Problem —
In the entries below, find the line with "Rebuild this chart" and the line with "36.6, 28.3]", then retype both and everything between them exactly. Do not copy the pictures.

****

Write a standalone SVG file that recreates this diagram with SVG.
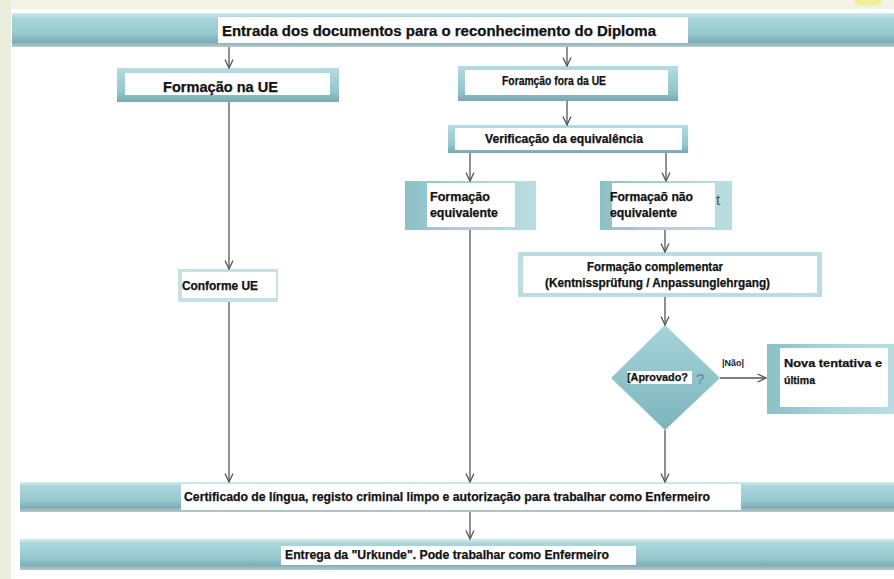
<svg xmlns="http://www.w3.org/2000/svg" width="894" height="579" viewBox="0 0 894 579">
<style>
.t{font-family:"Liberation Sans Narrow","Liberation Sans",Arial,sans-serif;font-weight:bold;fill:#111;stroke:#111;stroke-width:0.25}
.c{stroke:#555;stroke-width:1.3;fill:none}
.w{fill:#fff}
</style>
<defs>
<linearGradient id="band" x1="0" y1="0" x2="0" y2="1">
<stop offset="0" stop-color="#d3ebee"/>
<stop offset="0.15" stop-color="#a8d6dc"/>
<stop offset="0.6" stop-color="#98c9cf"/>
<stop offset="0.85" stop-color="#7eafb7"/>
<stop offset="1" stop-color="#b9c9cc"/>
</linearGradient>
<linearGradient id="box" x1="0" y1="0" x2="0" y2="1">
<stop offset="0" stop-color="#b3dce1"/>
<stop offset="0.7" stop-color="#93c6cd"/>
<stop offset="1" stop-color="#7aa9b0"/>
</linearGradient>
<linearGradient id="boxh" x1="0" y1="0" x2="1" y2="0">
<stop offset="0" stop-color="#8cc0c7"/>
<stop offset="0.5" stop-color="#a9d5da"/>
<stop offset="1" stop-color="#b9dde1"/>
</linearGradient>
<linearGradient id="dia" x1="0" y1="0" x2="0" y2="1">
<stop offset="0" stop-color="#a4d4da"/>
<stop offset="1" stop-color="#7db4bc"/>
</linearGradient>
<marker id="ah" viewBox="0 0 10 10" refX="9.5" refY="5" markerWidth="10" markerHeight="10" markerUnits="userSpaceOnUse" orient="auto">
<path d="M1,1 L9.5,5 L1,9" fill="none" stroke="#555" stroke-width="1.3"/>
</marker>
</defs>
<rect x="0" y="0" width="894" height="579" fill="#fff"/>
<rect x="0" y="0" width="894" height="9" fill="#f3f4e6"/>
<rect x="0" y="0" width="11" height="579" fill="#eceedd"/>
<ellipse cx="868" cy="2" rx="14" ry="4" fill="#f2ee9c"/>

<g id="n-entrada">
<rect x="12" y="13" width="882" height="34" fill="url(#band)"/>
<rect x="218" y="17" width="470" height="26" class="w"/>
<text class="t" x="222" y="36" font-size="14" textLength="434" lengthAdjust="spacingAndGlyphs">Entrada dos documentos para o reconhecimento do Diploma</text>
</g>

<g id="n-formacao-ue">
<rect x="117" y="68" width="222" height="34" fill="url(#box)"/>
<rect x="125" y="73" width="205" height="22" class="w"/>
<text class="t" x="163" y="92" font-size="14" textLength="115" lengthAdjust="spacingAndGlyphs">Formação na UE</text>
</g>

<g id="n-fora-ue">
<rect x="458" y="66" width="220" height="35" fill="url(#box)"/>
<rect x="465" y="70" width="203" height="25" class="w"/>
<text class="t" x="502" y="85" font-size="12" textLength="104" lengthAdjust="spacingAndGlyphs">Foramção fora da UE</text>
</g>

<g id="n-verificacao">
<rect x="448" y="125" width="240" height="28" fill="url(#box)"/>
<rect x="455" y="128" width="227" height="22" class="w"/>
<text class="t" x="485" y="143" font-size="12" textLength="158" lengthAdjust="spacingAndGlyphs">Verificação da equivalência</text>
</g>

<g id="n-equivalente">
<rect x="405" y="181" width="131" height="49" fill="url(#boxh)"/>
<rect x="427" y="183" width="88" height="44" class="w"/>
<text class="t" x="430" y="201" font-size="12" textLength="60" lengthAdjust="spacingAndGlyphs">Formação</text>
<text class="t" x="430" y="217" font-size="12" textLength="68" lengthAdjust="spacingAndGlyphs">equivalente</text>
</g>

<g id="n-nao-equivalente">
<rect x="600" y="181" width="132" height="49" fill="url(#boxh)"/>
<rect x="612" y="183" width="103" height="44" class="w"/>
<text class="t" x="610" y="201" font-size="12" textLength="83" lengthAdjust="spacingAndGlyphs">Formaçaõ não</text>
<text class="t" x="610" y="217" font-size="12" textLength="67" lengthAdjust="spacingAndGlyphs">equivalente</text>
<text x="716" y="205" font-family="Liberation Sans,Arial,sans-serif" font-size="15" fill="#555">t</text>
</g>

<g id="n-complementar">
<rect x="518" y="252" width="304" height="45" fill="#b9dde2"/>
<rect x="523" y="256" width="294" height="37" class="w"/>
<text class="t" x="587" y="271" font-size="12" textLength="136" lengthAdjust="spacingAndGlyphs">Formação complementar</text>
<text class="t" x="545" y="287" font-size="12" textLength="225" lengthAdjust="spacingAndGlyphs">(Kentnissprüfung / Anpassunglehrgang)</text>
</g>

<g id="n-aprovado">
<polygon points="665,325 720,378 665,430 611,378" fill="url(#dia)"/>
<rect x="627" y="371" width="65" height="13" class="w"/>
<text class="t" x="627" y="381" font-size="11" textLength="61" lengthAdjust="spacingAndGlyphs">[Aprovado?</text>
<text x="696" y="384" font-family="Liberation Sans,Arial,sans-serif" font-size="15" fill="#4e8f9a">?</text>
</g>

<g id="n-nova">
<rect x="767" y="344" width="127" height="70" fill="url(#boxh)"/>
<rect x="780" y="348" width="108" height="59" class="w"/>
<text class="t" x="784" y="367" font-size="11.5" textLength="98" lengthAdjust="spacingAndGlyphs">Nova tentativa e</text>
<text class="t" x="784" y="384" font-size="11.5" textLength="31" lengthAdjust="spacingAndGlyphs">última</text>
</g>

<g id="n-conforme">
<rect x="178" y="269" width="100" height="33" fill="#c4e2e6"/>
<rect x="182" y="272" width="94" height="26" class="w"/>
<text class="t" x="182" y="290" font-size="12" textLength="76" lengthAdjust="spacingAndGlyphs">Conforme UE</text>
</g>

<g id="n-certificado">
<rect x="20" y="482" width="874" height="30" fill="url(#band)"/>
<rect x="181" y="484" width="560" height="26" class="w"/>
<text class="t" x="184" y="501" font-size="13" textLength="526" lengthAdjust="spacingAndGlyphs">Certificado de língua, registo criminal limpo e autorização para trabalhar como Enfermeiro</text>
</g>

<g id="n-entrega">
<rect x="20" y="539" width="874" height="31" fill="url(#band)"/>
<rect x="281" y="546" width="355" height="19" class="w"/>
<text class="t" x="285" y="559" font-size="13" textLength="324" lengthAdjust="spacingAndGlyphs">Entrega da "Urkunde". Pode trabalhar como Enfermeiro</text>
</g>

<g id="connectors">
<line class="c" x1="229" y1="47" x2="229" y2="68" marker-end="url(#ah)"/>
<line class="c" x1="567" y1="47" x2="567" y2="66" marker-end="url(#ah)"/>
<line class="c" x1="229" y1="102" x2="229" y2="269" marker-end="url(#ah)"/>
<line class="c" x1="567" y1="101" x2="567" y2="125" marker-end="url(#ah)"/>
<line class="c" x1="470" y1="153" x2="470" y2="181" marker-end="url(#ah)"/>
<line class="c" x1="666" y1="153" x2="666" y2="181" marker-end="url(#ah)"/>
<line class="c" x1="665" y1="230" x2="665" y2="252" marker-end="url(#ah)"/>
<line class="c" x1="665" y1="297" x2="665" y2="325" marker-end="url(#ah)"/>
<line class="c" x1="720" y1="378" x2="766" y2="378" marker-end="url(#ah)"/>
<text x="722" y="366" font-family="Liberation Sans,Arial,sans-serif" font-weight="bold" font-size="9" fill="#1a1a1a">|Não|</text>
<line class="c" x1="229" y1="302" x2="229" y2="482" marker-end="url(#ah)"/>
<line class="c" x1="470" y1="230" x2="470" y2="482" marker-end="url(#ah)"/>
<line class="c" x1="665" y1="430" x2="665" y2="482" marker-end="url(#ah)"/>
<line class="c" x1="470" y1="512" x2="470" y2="539" marker-end="url(#ah)"/>
</g>
</svg>
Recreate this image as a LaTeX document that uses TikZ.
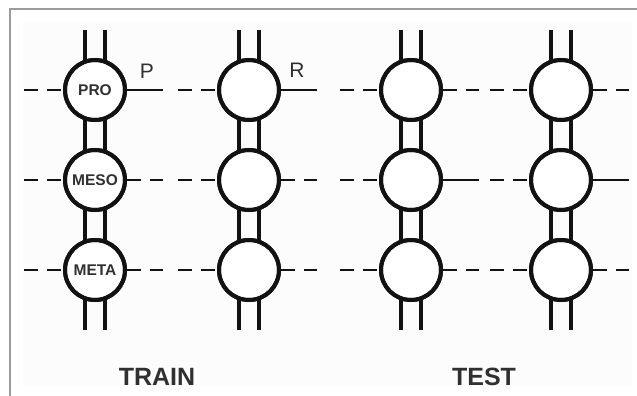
\documentclass[tikz,border=0pt]{standalone}
\usepackage{fontspec}
\setmainfont{Liberation Sans}
\definecolor{ink}{HTML}{121212}
\definecolor{txt}{HTML}{303030}
\definecolor{framec}{HTML}{9A9A9A}
\definecolor{panel}{HTML}{FCFCFC}
\begin{document}
\begin{tikzpicture}[x=1pt,y=-1pt,
  nd/.style={circle,draw=ink,line width=4pt,minimum size=60pt,inner sep=0pt,fill=white,
    font=\bfseries\fontsize{15.5}{15.5}\selectfont,text=txt},
  rail/.style={draw=ink,line width=3.2pt},
  solidseg/.style={draw=ink,line width=2.8pt},
  dashseg/.style={draw=ink,line width=2.8pt,dash pattern=on 14pt off 9pt},
  ttl/.style={font=\bfseries\fontsize{25}{25}\selectfont,text=txt},
  prlab/.style={font=\fontsize{21}{21}\selectfont,text=txt}]
\useasboundingbox (0,0) rectangle (637,396);
\fill[white] (0,0) rectangle (637,396);
\fill[panel] (23,23) rectangle (632,385);
\draw[framec,line width=1.2pt] (637,9) -- (10,9) -- (10,396);

% circles
\node[nd] (c11) at (95,90) {PRO};
\node[nd] (c12) at (95,180) {MESO};
\node[nd] (c13) at (95,270) {META};
\foreach \i/\x in {2/249,3/411,4/561}{
  \node[nd] (c\i1) at (\x,90) {};
  \node[nd] (c\i2) at (\x,180) {};
  \node[nd] (c\i3) at (\x,270) {};
}

% rails and free ends
\foreach \i/\x in {1/95,2/249,3/411,4/561}{
  \coordinate (ta\i) at (\x-10,30);
  \coordinate (tb\i) at (\x+10,30);
  \coordinate (ba\i) at (\x-10,330);
  \coordinate (bb\i) at (\x+10,330);
  \draw[rail] (ta\i) -- (ta\i |- c\i1.110);
  \draw[rail] (tb\i) -- (tb\i |- c\i1.70);
  \draw[rail] (ta\i |- c\i1.-110) -- (ta\i |- c\i2.110);
  \draw[rail] (tb\i |- c\i1.-70) -- (tb\i |- c\i2.70);
  \draw[rail] (ta\i |- c\i2.-110) -- (ta\i |- c\i3.110);
  \draw[rail] (tb\i |- c\i2.-70) -- (tb\i |- c\i3.70);
  \draw[rail] (ba\i |- c\i3.-110) -- (ba\i);
  \draw[rail] (bb\i |- c\i3.-70) -- (bb\i);
  \foreach \j/\y in {1/90,2/180,3/270}{
    \coordinate (l\i\j) at (\x-71,\y);
    \coordinate (r\i\j) at (\x+68,\y);
    \draw[dashseg] (l\i\j) -- (c\i\j.west);
  }
}
% redraw circles over rail ends
\foreach \i in {1,2,3,4}{\foreach \j in {1,2,3}{
  \draw[ink,line width=4pt] (c\i\j.center) circle[radius=30pt];
}}

% right-hand segments
\draw[solidseg] (c11.east) -- (r11);
\draw[solidseg] (c21.east) -- (r21);
\draw[dashseg] (c31.east) -- (r31);
\draw[dashseg] (c41.east) -- (r41);
\draw[dashseg] (c12.east) -- (r12);
\draw[dashseg] (c22.east) -- (r22);
\draw[solidseg] (c32.east) -- (r32);
\draw[solidseg] (c42.east) -- (r42);
\foreach \i in {1,2,3,4}{ \draw[dashseg] (c\i3.east) -- (r\i3); }

% labels
\node[prlab] (pl) at (147,71) {P};
\node[prlab] (rl) at (297,70) {R};
\node[ttl] (train) at (157,377) {TRAIN};
\node[ttl] (test) at (484,377) {TEST};
\end{tikzpicture}
\end{document}
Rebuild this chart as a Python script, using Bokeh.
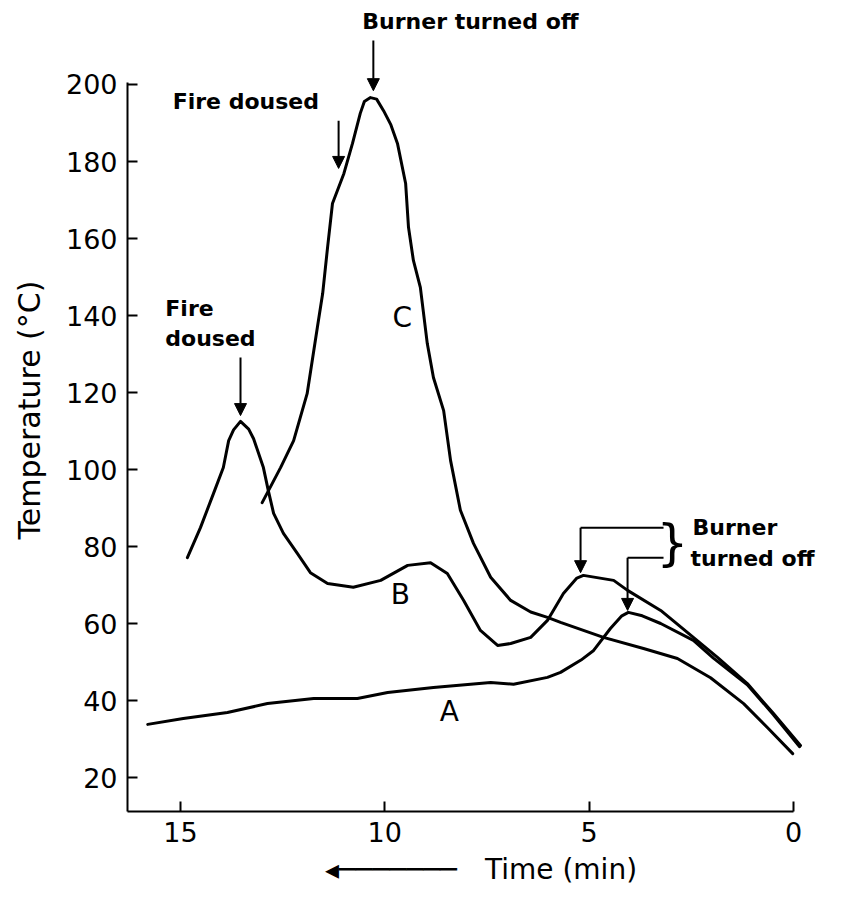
from bokeh.plotting import figure
from bokeh.models import Range1d, FixedTicker, Label, Arrow, NormalHead
from bokeh.embed import file_html
from bokeh.resources import INLINE

# ---------------- data (time before end in min, temperature in degC) ----------------
a_time = [15.8, 14.93, 13.85, 12.87, 11.74, 10.67, 9.93, 8.81, 7.41, 6.85, 6.02, 5.7,
          5.2, 4.89, 4.48, 4.2, 4.04, 3.7, 3.25, 2.45, 1.96, 1.13, 0.49, -0.15]
a_temp = [33.8, 35.3, 36.9, 39.2, 40.5, 40.5, 42.1, 43.4, 44.7, 44.2, 46.0, 47.3,
          50.5, 53.0, 58.7, 62.0, 62.9, 62.0, 60.0, 55.6, 51.0, 44.1, 36.3, 28.0]

b_time = [14.83, 14.51, 14.19, 13.95, 13.82, 13.7, 13.53, 13.33, 13.21, 12.97, 12.85,
          12.72, 12.48, 12.14, 11.82, 11.4, 10.77, 10.1, 9.44, 8.88, 8.47, 8.07, 7.66,
          7.24, 6.92, 6.43, 6.02, 5.63, 5.3, 5.14, 4.4, 4.06, 3.25, 2.45, 1.86, 1.13,
          0.49, -0.17]
b_temp = [77.1, 84.9, 93.8, 100.5, 107.5, 110.3, 112.5, 110.5, 108.0, 100.5, 94.5,
          88.6, 83.4, 78.2, 73.2, 70.4, 69.4, 71.2, 75.1, 75.8, 73.0, 66.0, 58.2,
          54.3, 54.8, 56.4, 60.8, 67.8, 71.8, 72.5, 71.2, 68.6, 63.4, 56.4, 51.2, 44.4,
          36.6, 28.3]

c_time = [13.0, 12.55, 12.23, 11.9, 11.65, 11.52, 11.4, 11.28, 11.0, 10.79, 10.6,
          10.5, 10.35, 10.2, 10.03, 9.85, 9.69, 9.49, 9.42, 9.3, 9.13, 8.96, 8.81,
          8.56, 8.39, 8.15, 7.83, 7.41, 6.92, 6.43, 6.02, 5.7, 4.65, 3.67, 2.84, 2.03,
          1.22, 0.64, 0.02]
c_temp = [91.4, 100.5, 107.5, 119.7, 136.9, 145.7, 157.7, 169.1, 176.9, 184.7, 192.5,
          195.6, 196.6, 196.2, 193.2, 189.5, 184.7, 174.3, 162.9, 154.3, 147.3, 132.7,
          123.9, 115.3, 102.3, 89.4, 80.8, 72.0, 66.0, 63.0, 61.6, 60.3, 56.4, 53.5,
          50.9, 45.9, 39.2, 33.0, 26.2]

curve_names = ["A", "B", "C"]
curve_label_time = [8.42, 9.62, 9.57]
curve_label_temp = [37.1, 67.5, 139.5]

x_ticks = [15, 10, 5, 0]
y_ticks = [20, 40, 60, 80, 100, 120, 140, 160, 180, 200]

FONT = "DejaVu Sans"

p = figure(width=842, height=901, output_backend="svg", toolbar_location=None,
           x_range=Range1d(16.295, -1.003), y_range=Range1d(11.17, 219.74),
           min_border_left=127, min_border_right=8, min_border_top=8,
           min_border_bottom=90)
p.outline_line_color = None
p.grid.visible = False
p.background_fill_color = "white"
p.border_fill_color = "white"

for t, T in [(a_time, a_temp), (b_time, b_temp), (c_time, c_temp)]:
    p.line(t, T, line_color="black", line_width=3, line_join="round", line_cap="round")

p.xaxis.ticker = FixedTicker(ticks=x_ticks)
p.yaxis.ticker = FixedTicker(ticks=y_ticks)
p.xaxis.bounds = (0, 16.295)
p.yaxis.bounds = (11.17, 200.5)
for ax in p.axis:
    ax.axis_line_width = 2
    ax.axis_line_color = "black"
    ax.major_tick_line_width = 2
    ax.major_tick_line_color = "black"
    ax.major_tick_in = 10
    ax.major_tick_out = 0
    ax.minor_tick_in = 0
    ax.minor_tick_out = 0
    ax.major_label_text_font = FONT
    ax.major_label_text_font_size = "27px"
    ax.major_label_text_color = "black"
    ax.major_label_standoff = 10
    ax.axis_label_text_font = FONT
    ax.axis_label_text_font_style = "normal"
    ax.axis_label_text_color = "black"

p.yaxis.axis_label = "Temperature (°C)"
p.yaxis.axis_label_text_font_size = "30px"
p.yaxis.axis_label_standoff = 16

p.xaxis.axis_label = "◂───────\u2003Time (min)"
p.xaxis.axis_label_text_font_size = "28px"
p.xaxis.axis_label_standoff = 8

# curve labels
for name, tx, ty in zip(curve_names, curve_label_time, curve_label_temp):
    p.add_layout(Label(x=tx, y=ty, text=name, text_align="center",
                       text_baseline="middle", text_font=FONT, text_font_size="28px",
                       text_color="black"))


def note(x, y, text, size="22px"):
    p.add_layout(Label(x=x, y=y, text=text, text_align="left", text_baseline="middle",
                       text_font=FONT, text_font_size=size, text_font_style="bold",
                       text_color="black"))


def down_arrow(x, y0, y1):
    p.add_layout(Arrow(x_start=x, y_start=y0, x_end=x, y_end=y1, line_color="black",
                       line_width=2,
                       end=NormalHead(size=12, fill_color="black", line_color="black")))


# top: burner turned off (curve C)
note(10.55, 216.4, "Burner turned off")
down_arrow(10.28, 211.4, 198.4)
# fire doused (curve C)
note(15.19, 195.6, "Fire doused")
down_arrow(11.13, 190.6, 178.2)
# fire doused (curve B)
note(15.37, 141.8, "Fire")
note(15.37, 134.0, "doused")
down_arrow(13.53, 129.1, 114.0)
# burner turned off (curves A and B)
note(2.47, 84.9, "Burner")
note(2.52, 76.9, "turned off")
p.add_layout(Label(x=2.96, y=81.0, text="}", text_align="center", text_baseline="middle",
                   text_font=FONT, text_font_size="50px", text_color="black"))
p.line([3.18, 5.21], [84.9, 84.9], line_color="black", line_width=2)
down_arrow(5.21, 84.9, 73.2)
p.line([3.18, 4.06], [77.1, 77.1], line_color="black", line_width=2)
down_arrow(4.06, 77.1, 63.4)

open("out.html", "w").write(file_html(p, INLINE))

****

Correct answer —
Rebuild this chart as a Python script, using Bokeh.
from bokeh.plotting import figure
from bokeh.models import Range1d, FixedTicker, Label, Arrow, NormalHead
from bokeh.embed import file_html
from bokeh.resources import INLINE

# ---------------- data (time before end in min, temperature in degC) ----------------
a_time = [15.8, 14.93, 13.85, 12.87, 11.74, 10.67, 9.93, 8.81, 7.41, 6.85, 6.02, 5.7,
          5.2, 4.89, 4.48, 4.2, 4.04, 3.7, 3.25, 2.45, 1.96, 1.13, 0.49, -0.15]
a_temp = [33.8, 35.3, 36.9, 39.2, 40.5, 40.5, 42.1, 43.4, 44.7, 44.2, 46.0, 47.3,
          50.5, 53.0, 58.7, 62.0, 62.9, 62.0, 60.0, 55.6, 51.0, 44.1, 36.3, 28.0]

b_time = [14.83, 14.51, 14.19, 13.95, 13.82, 13.7, 13.53, 13.33, 13.21, 12.97, 12.85,
          12.72, 12.48, 12.14, 11.82, 11.4, 10.77, 10.1, 9.44, 8.88, 8.47, 8.07, 7.66,
          7.24, 6.92, 6.43, 6.02, 5.63, 5.3, 5.14, 4.4, 4.06, 3.25, 2.45, 1.86, 1.13,
          0.49, -0.17]
b_temp = [77.1, 84.9, 93.8, 100.5, 107.5, 110.3, 112.5, 110.5, 108.0, 100.5, 94.5,
          88.6, 83.4, 78.2, 73.2, 70.4, 69.4, 71.2, 75.1, 75.8, 73.0, 66.0, 58.2,
          54.3, 54.8, 56.4, 60.8, 67.8, 71.8, 72.5, 71.2, 68.6, 63.4, 56.4, 51.2, 44.4,
          36.6, 28.3]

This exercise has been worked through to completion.